President Obama addresses criticism he's out of touch.


Obama stopped to have lunch with some locals in New Orleans in late August. (Jewel Samad / Getty)

It’s the question of the month, or certainly of the election season—whether President Obama, comfortable in his whitewashed ivory tower, has lost touch with the common folk and the middle-class families who have yet to believe that an economic recovery is even happening. How did the community organizer and gifted orator slide so far off track?

It comes back, as it often does, to the economy. During a live interview with NBC’s Matt Lauer, Obama addressed the lingering critique. "I feel it, acutely," he said. "And, you know, the fact of the matter is that as long as unemployment is as high as it is, as long as we haven't recovered as quickly as we should have, people are going to be hurting. And even if they think that I know they're hurting, what they're asking is, when are you going to be able to do something concrete that allows me to get a job or make sure that I can pay my bills or make sure that I don't lose my house. All I can communicate to the American people is that every single day, the thing that I wake up and the thing that I go to bed with is the fact that there are too many people out there who are doing the right thing, working hard, and are having a tough time in this economy.
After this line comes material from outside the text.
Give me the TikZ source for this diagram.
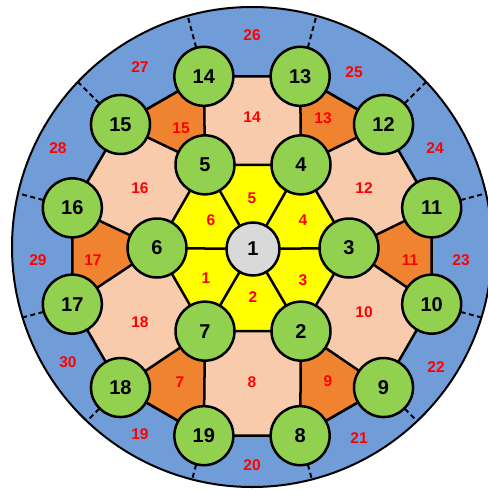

We're doing everything we can to make sure they have an opportunity to live out the American Dream."

It’s a valid point. Not having a job, or knowing someone who doesn’t, makes it pretty tough to think the president is doing a good job. Administration aides also admitted privately to Michael Scherer of Time that the initial hope in Obama’s ability to do magical things may have been inflated. Then there’s the factor that Obama is not a man accustomed to showing emotion. President Clinton always made sure audiences knew what he was feeling, and that he “felt [their] pain.” Obama’s professorial style has cost him impact, as well as votes. Despite an increased travel schedule and many more backyard barbecue events, Obama's approval numbers have yet to budge from the mid-40s range they've hovered within all year.

During his interview, Obama also addressed for the first time the Pledge to America doctrine that congressional Republicans unveiled last week. He called some of his opponents’ ideas “irresponsible politics” and stopped just short of calling the whole thing a sham—the effort to balance the budget with only $15 billion in discretionary spending cuts. Republicans’ likely response? Calling the president part of the spending and taxing problem in Washington. And alleging he’s out of touch.